Virtualization: Storage

Storage

Storage virtualization abstracts the physical resources, and a logical representation of them is presented to virtual machines by the hypervisor. In full virtualization, guest operating systems are unaware of being in a virtualized environment; they believe they control the storage devices. Virtual machines only see a fraction of the physical disk space shared with other guests.

Storage solutions

Direct Attached Storage (DAS) is directly connected to the host machine through a cable and can be either an internal or external hard disk drive. While Storage Area Network (SAN) are storage devices interconnected through a network, which servers and computers can connect to. The SAN switch is responsible for the connection to the shared storage pool. Network Attached Storage (NAS) is storage that can be accessed through wireless internet or ethernet cable. To access files on a NAS server, the device connecting needs to have the same file system.

Storage optimization

Consolidation is often the reason for performance issues caused by storage; with many machines on one host, there will be a lot of I/O requests.

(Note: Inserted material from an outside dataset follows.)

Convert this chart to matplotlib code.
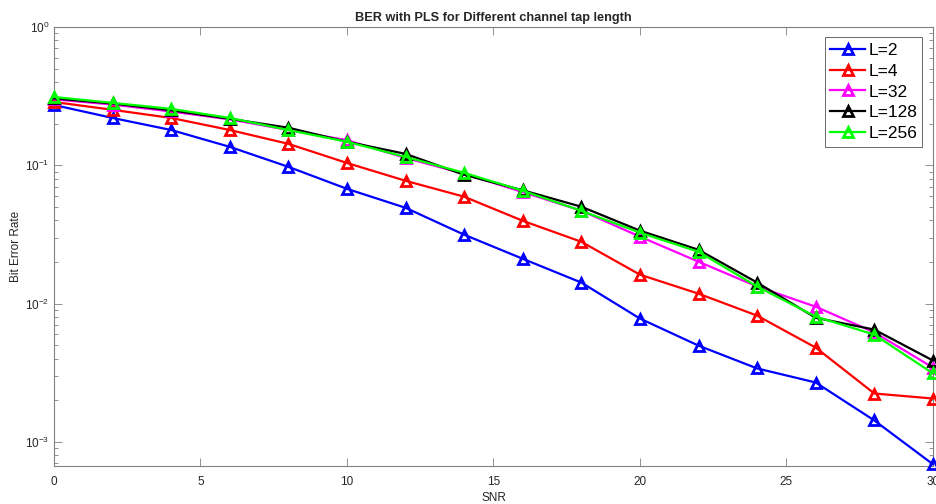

RAID – Redundant Array of Inexpensive Disks

Optimizing can be done with RAID methods (Redundant Array of Inexpensive Disks) for higher availability. Disk mirroring is when the exact same data are written to other disks, which will be helpful in the event of failure of the original disk. Mirroring disks will prevent data loss and avoid interruptions, allowing the opportunity to read from several disks. With disk striping, a file is “striped” in pieces and written to multiple disks, decreasing throughput time as the disks work concurrently.

Bandwidth

Apart from enough storage, there must also be enough bandwidth to access the stored data. It is possible to automate storage migration to resolve issues with disk performance. Policies to control network traffic by prioritizing specific machines or applications are helpful when there is contention.

Tiered storage

With tiered storage, less critical applications can be placed on lower tiers with slower disks. High-performance applications can be placed in higher tiers on faster disks, like SSD, bandwidth-prioritization, and an appropriate RAID setup. Allocating appropriately includes giving an application precisely what it needs to perform. Putting a less critical application in a higher tier would be a waste of resources, as it is unnecessary for the application to run.

Thin provisioning & Data deduplication

Methods for efficient use of storage are thin provisioning and data deduplication. The opposite of thin provisioning is thick provisioning. That is when the virtual machine immediately consumes all of the pre-allocated disk space, even if the space remains unused by the machine. While with thin provisioning, the virtual machine only uses disk space when needed. Data deduplication ensures that only one copy of the original data is stored. Identical data are recognized with the original being flagged while duplicates get replaced with pointers back to the original to not use space unnecessary.

Sources

Comer, D. 2021. The Cloud Computing Book
Portnoy, M. 2016. Virtualization Essentials. 2nd ed.
Shackleford, D. 2012. Virtualization Security